NWT Lower Wood, Ashwellthorpe, photo by Richard Osbourne
Do you too love life in Norfolk? Do you smile at the peacock and red admiral butterflies sunning themselves in your garden? Do you make an annual pilgrimage to watch hares boxing in a spring field? Does your heart skip a beat as you come across a barn owl floating ghostly over a misty water-meadow? Do tears come to your eyes as you hear a nightingale pouring his soul into a warm May evening on a North Norfolk heath?

If, like us, you love wildlife in Norfolk, you have the opportunity to celebrate it, and support us in our work to protect it and enhance our human relationship with it, by leaving us a legacy in your will. Remember a Charity in Your Will Week, which runs from 9 to 15 September 2013, is an annual event aimed at encouraging people to leave legacies to charities in their wills, once their loved ones have been provided for.

For Norfolk Wildlife Trust, as for charities all over the UK, legacies are vital. With your legacies Norfolk Wildlife Trust buys new nature reserve and sets in place the plans needed to protect them and enhance them for wildlife and for future generations of Norfolk people. With your legacies Norfolk Wildlife Trust takes school children to its nature reserves, allowing them to build a relationship with wildlife, for the rest of their lives and their own children’s lives. It repairs hides and builds boardwalks, the better to allow access to reserves; it puts up boxes for bats, makes ponds for natterjacks, and erects platforms in the hope that ospreys will return to Norfolk to breed. A legacy to Norfolk Wildlife Trust is a promise to the future of Norfolk’s wildlife and of Norfolk’s human life.

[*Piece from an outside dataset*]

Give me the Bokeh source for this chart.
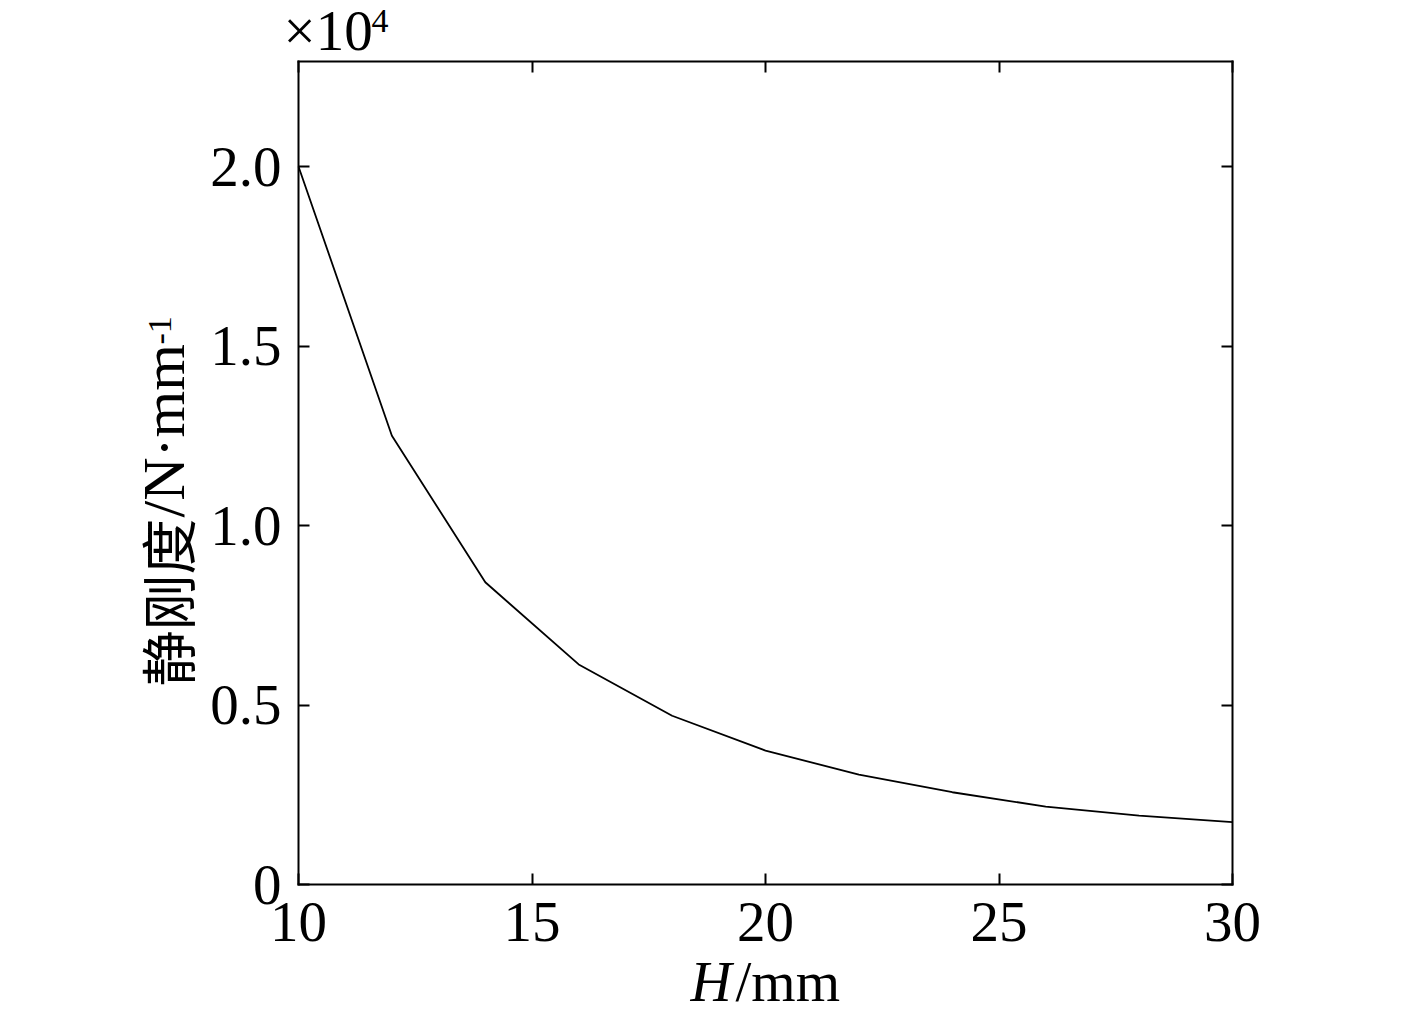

So this September, as summer’s end is foretold by the wind gossiping in the reeds at Cley, by the thousand thousand birch seeds spinning over the heath at Buxton, and by the gathering of the marsh harriers at their winter roost at Stubb Mill, pause for a moment to look and to breathe. As you look, as you breathe, reflect on the beauty of the wildlife which shares our Norfolk with us and, if so moved, please consider leaving a legacy in your will which will help Norfolk Wildlife Trust to protect it.

For our part, we promise to use your legacies to look after Norfolk’s wild habitats, now and in the future – through spring’s birth and autumn’s end, and through the annual comings and goings of the birds – so that they may be enjoyed forever by Norfolk’s wildlife and by Norfolk’s people.